The Supply Chain and the Apple Silicon Release Schedule

Today 9to5 Mac put together some great sources indicating that the supply chain problems everyone else is facing are finally catching up with Apple. At the last quarterly earnings call, Tim Cook explained that for Apple, the supply chain problem wasn’t the big money parts, but the little commodity bits and pieces.

Apple made a fortune, partly because of its mastery of the supply chain. People will write books about how they did it at some point if they haven’t already. It looks, however, like that run may be hitting a few speed bumps.

There is a lot of speculation about new iMacs, MacBook Airs, and Mac Pros. I can’t help but wonder if these emerging supply chain issues may slow down that product release pace. At WWDC 2020, Tim Cook promised Apple would finish the Apple Silicon transition in two years. You can argue about whether that deadline happens at this year’s WWDC or on December 31. Time is running out either way.

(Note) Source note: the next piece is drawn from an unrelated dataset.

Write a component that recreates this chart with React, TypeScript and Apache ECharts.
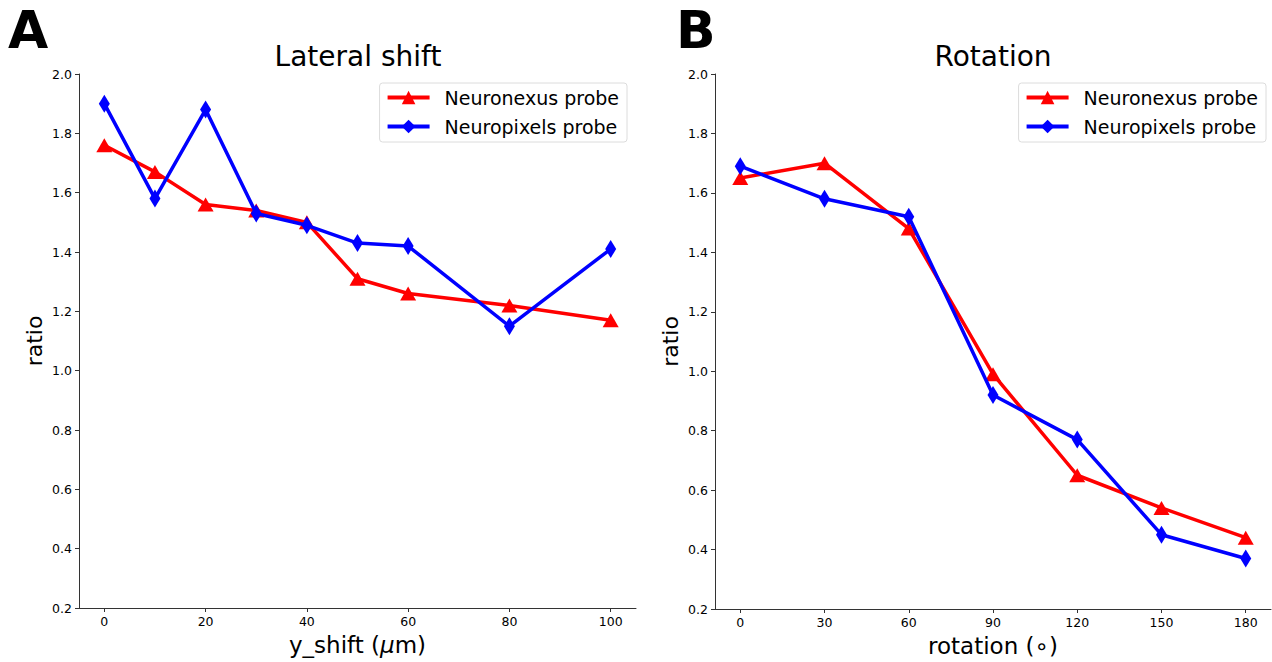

If Apple is indeed going to be supply-constrained and not able to get everything out by this artificial deadline in sufficient quantities, will they announce on time and release in very limited quantities, or will they just let the date slip and wait to announce until they can deliver more units? Historically, I think the answer would assuredly be the latter. They’d wait. I know Apple is a different company than it was 20 years ago, but I hope that even with their current size, they’d still wait.